La réforme de l’inspection du travail, initiée par l’ordonnance du 7 avril 2016, a renforcé les pouvoirs de sanction administrative, permettant aux DIRECCTE (devenues DREETS) de prononcer des amendes sans passer par une procédure judiciaire, ce qui accélère le traitement des infractions les moins graves.

Perspectives d’Évolution et Recommandations Pratiques

L’avenir du bulletin de salaire et des obligations d’affichage s’inscrit dans une dynamique de simplification administrative et de digitalisation accrue. Plusieurs tendances se dessinent, portées tant par les évolutions technologiques que par la volonté des pouvoirs publics de moderniser le droit du travail.

Le projet de bulletin de paie numérique universel, évoqué dans le cadre du programme « Action Publique 2022 », vise à créer un format standardisé facilitant l’interopérabilité entre les différents systèmes d’information des entreprises et des organismes sociaux. Cette normalisation permettrait d’automatiser davantage les déclarations sociales et de simplifier les démarches des salariés, notamment pour leurs demandes d’allocations ou de prêts.

La blockchain fait partie des technologies envisagées pour sécuriser la conservation des bulletins de paie électroniques et garantir leur authenticité sur le long terme. Plusieurs start-ups développent des solutions basées sur cette technologie, permettant de certifier l’intégrité des documents sans recourir à un tiers de confiance.
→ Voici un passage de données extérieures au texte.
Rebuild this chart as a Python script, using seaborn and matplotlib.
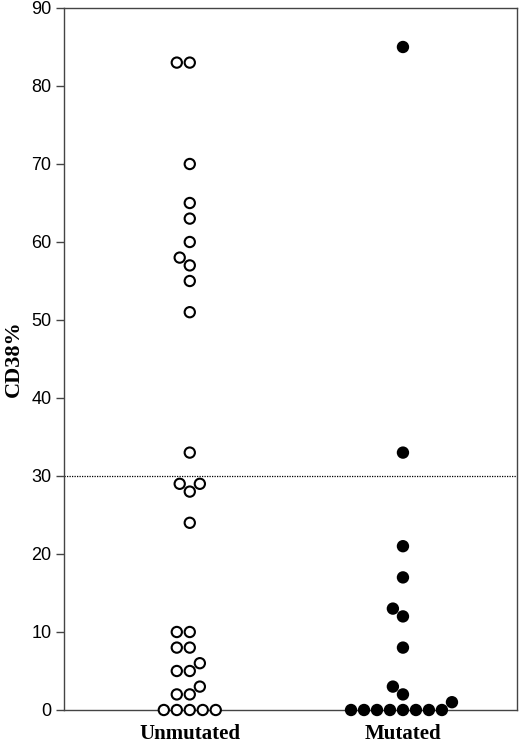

Recommandations pour les employeurs

Face à ces évolutions et aux exigences réglementaires, les entreprises peuvent adopter plusieurs bonnes pratiques :

  • Réaliser un audit de conformité des bulletins de paie et des affichages obligatoires
  • Mettre en place une veille juridique sur les évolutions réglementaires
  • Former les équipes RH aux enjeux de la dématérialisation
  • Privilégier des solutions techniques évolutives et conformes aux recommandations de la CNIL

Pour les TPE/PME ne disposant pas de service RH structuré, l’externalisation de la paie auprès de prestataires spécialisés peut constituer une solution sécurisante. Ces prestataires assurent généralement une mise à jour régulière de leurs systèmes en fonction des évolutions législatives.

La formation des salariés à l’utilisation des outils numériques mis à leur disposition est tout aussi fondamentale. L’employeur doit veiller à ce que chaque collaborateur puisse accéder facilement à ses bulletins de paie électroniques et aux informations dématérialisées concernant ses droits.

Le dialogue social peut jouer un rôle déterminant dans la transition numérique. Associer les représentants du personnel à la définition des modalités de dématérialisation permet d’anticiper les difficultés potentielles et de favoriser l’adhésion des salariés.

Dans une perspective plus large, la tendance à l’individualisation de l’information sociale pourrait progressivement transformer l’obligation générale d’affichage vers des modes de communication plus personnalisés. Les applications mobiles d’entreprise et les plateformes RH intégrées constituent déjà des canaux privilégiés pour diffuser une information ciblée et contextuelle aux collaborateurs.

Le défi pour les années à venir consistera à maintenir l’équilibre entre la simplification administrative, la protection des données personnelles des salariés et l’efficacité de l’information sociale, dans un environnement de travail de plus en plus fragmenté par le développement du télétravail et des formes atypiques d’emploi.